▶ [REQUIRED WORK]: From the very first line of the data to the line containing "(0,0) rectangle (481,-350);", retype everything exactly, leaving the pictures behind.

▶ [STORED DATA]:
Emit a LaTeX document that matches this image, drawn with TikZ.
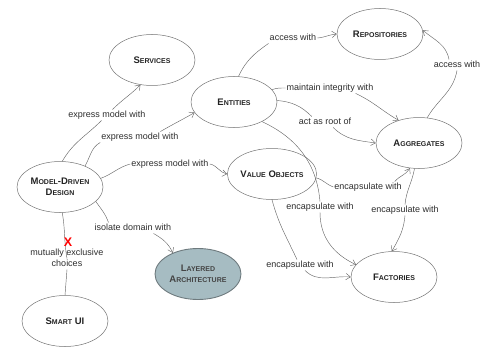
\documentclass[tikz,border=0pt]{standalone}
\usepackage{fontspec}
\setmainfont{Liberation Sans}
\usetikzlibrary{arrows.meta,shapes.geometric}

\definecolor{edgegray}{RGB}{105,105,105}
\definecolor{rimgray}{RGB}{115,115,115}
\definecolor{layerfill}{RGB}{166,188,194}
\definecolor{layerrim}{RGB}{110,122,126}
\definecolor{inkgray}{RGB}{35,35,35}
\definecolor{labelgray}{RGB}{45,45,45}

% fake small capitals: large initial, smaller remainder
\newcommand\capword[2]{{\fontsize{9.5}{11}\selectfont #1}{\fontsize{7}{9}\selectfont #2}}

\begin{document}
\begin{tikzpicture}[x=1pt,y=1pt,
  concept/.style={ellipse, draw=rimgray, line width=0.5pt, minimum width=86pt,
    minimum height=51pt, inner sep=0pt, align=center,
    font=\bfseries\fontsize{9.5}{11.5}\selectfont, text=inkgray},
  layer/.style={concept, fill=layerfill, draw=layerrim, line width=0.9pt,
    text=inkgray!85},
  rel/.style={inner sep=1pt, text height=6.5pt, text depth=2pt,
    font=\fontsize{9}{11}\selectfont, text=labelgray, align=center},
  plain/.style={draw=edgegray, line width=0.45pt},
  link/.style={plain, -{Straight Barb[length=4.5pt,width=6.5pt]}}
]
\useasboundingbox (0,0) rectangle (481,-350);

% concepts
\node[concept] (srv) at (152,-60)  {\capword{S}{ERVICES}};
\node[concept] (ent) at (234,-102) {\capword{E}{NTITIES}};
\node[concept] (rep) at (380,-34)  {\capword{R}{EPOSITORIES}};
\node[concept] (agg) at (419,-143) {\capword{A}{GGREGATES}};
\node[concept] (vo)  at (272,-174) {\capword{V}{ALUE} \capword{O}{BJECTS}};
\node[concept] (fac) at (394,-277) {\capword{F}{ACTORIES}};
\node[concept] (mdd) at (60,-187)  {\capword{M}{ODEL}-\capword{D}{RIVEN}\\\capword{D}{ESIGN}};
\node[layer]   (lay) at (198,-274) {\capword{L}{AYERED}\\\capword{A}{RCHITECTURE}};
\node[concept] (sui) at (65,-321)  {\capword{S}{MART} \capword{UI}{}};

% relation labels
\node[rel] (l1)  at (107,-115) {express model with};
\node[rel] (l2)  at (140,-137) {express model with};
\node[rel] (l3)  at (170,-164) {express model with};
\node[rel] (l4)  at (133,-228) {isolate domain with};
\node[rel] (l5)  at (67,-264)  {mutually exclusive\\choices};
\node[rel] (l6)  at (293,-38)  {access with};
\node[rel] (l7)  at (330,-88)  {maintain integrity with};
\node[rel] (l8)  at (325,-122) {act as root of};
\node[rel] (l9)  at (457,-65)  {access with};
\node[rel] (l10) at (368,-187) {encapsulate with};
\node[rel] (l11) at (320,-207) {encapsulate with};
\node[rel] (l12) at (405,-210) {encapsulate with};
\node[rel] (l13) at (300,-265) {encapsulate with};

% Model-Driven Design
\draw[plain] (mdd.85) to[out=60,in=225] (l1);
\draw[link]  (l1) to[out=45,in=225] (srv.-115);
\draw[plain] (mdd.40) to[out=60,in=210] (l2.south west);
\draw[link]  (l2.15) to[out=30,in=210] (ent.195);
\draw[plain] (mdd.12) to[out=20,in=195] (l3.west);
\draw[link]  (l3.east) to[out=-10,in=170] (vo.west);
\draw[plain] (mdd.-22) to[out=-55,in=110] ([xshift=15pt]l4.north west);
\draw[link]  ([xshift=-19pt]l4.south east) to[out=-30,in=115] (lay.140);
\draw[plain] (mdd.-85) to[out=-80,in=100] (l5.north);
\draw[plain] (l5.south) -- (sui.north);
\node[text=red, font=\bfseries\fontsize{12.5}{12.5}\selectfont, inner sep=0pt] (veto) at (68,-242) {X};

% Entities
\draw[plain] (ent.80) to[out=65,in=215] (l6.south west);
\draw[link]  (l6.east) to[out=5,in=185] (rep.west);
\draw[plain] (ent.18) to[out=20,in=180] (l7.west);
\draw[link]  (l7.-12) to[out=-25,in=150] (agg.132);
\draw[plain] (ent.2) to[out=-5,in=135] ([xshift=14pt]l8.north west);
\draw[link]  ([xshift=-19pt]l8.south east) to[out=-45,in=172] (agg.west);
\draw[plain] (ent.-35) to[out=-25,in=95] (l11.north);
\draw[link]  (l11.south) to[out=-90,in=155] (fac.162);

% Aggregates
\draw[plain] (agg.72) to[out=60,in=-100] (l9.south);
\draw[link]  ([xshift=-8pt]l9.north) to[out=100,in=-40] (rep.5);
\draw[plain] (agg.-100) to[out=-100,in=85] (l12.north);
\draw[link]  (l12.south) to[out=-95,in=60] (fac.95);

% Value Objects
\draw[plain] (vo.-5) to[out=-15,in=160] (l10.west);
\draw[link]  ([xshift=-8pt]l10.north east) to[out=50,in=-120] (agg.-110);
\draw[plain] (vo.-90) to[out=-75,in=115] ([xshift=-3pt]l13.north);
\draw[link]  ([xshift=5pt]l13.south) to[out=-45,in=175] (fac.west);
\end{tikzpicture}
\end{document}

▶ [WRITTEN REPLY]:
Emit a LaTeX document that matches this image, drawn with TikZ.
\documentclass[tikz,border=0pt]{standalone}
\usepackage{fontspec}
\setmainfont{Liberation Sans}
\usetikzlibrary{arrows.meta,shapes.geometric}

\definecolor{edgegray}{RGB}{105,105,105}
\definecolor{rimgray}{RGB}{115,115,115}
\definecolor{layerfill}{RGB}{166,188,194}
\definecolor{layerrim}{RGB}{110,122,126}
\definecolor{inkgray}{RGB}{35,35,35}
\definecolor{labelgray}{RGB}{45,45,45}

% fake small capitals: large initial, smaller remainder
\newcommand\capword[2]{{\fontsize{9.5}{11}\selectfont #1}{\fontsize{7}{9}\selectfont #2}}

\begin{document}
\begin{tikzpicture}[x=1pt,y=1pt,
  concept/.style={ellipse, draw=rimgray, line width=0.5pt, minimum width=86pt,
    minimum height=51pt, inner sep=0pt, align=center,
    font=\bfseries\fontsize{9.5}{11.5}\selectfont, text=inkgray},
  layer/.style={concept, fill=layerfill, draw=layerrim, line width=0.9pt,
    text=inkgray!85},
  rel/.style={inner sep=1pt, text height=6.5pt, text depth=2pt,
    font=\fontsize{9}{11}\selectfont, text=labelgray, align=center},
  plain/.style={draw=edgegray, line width=0.45pt},
  link/.style={plain, -{Straight Barb[length=4.5pt,width=6.5pt]}}
]
\useasboundingbox (0,0) rectangle (481,-350);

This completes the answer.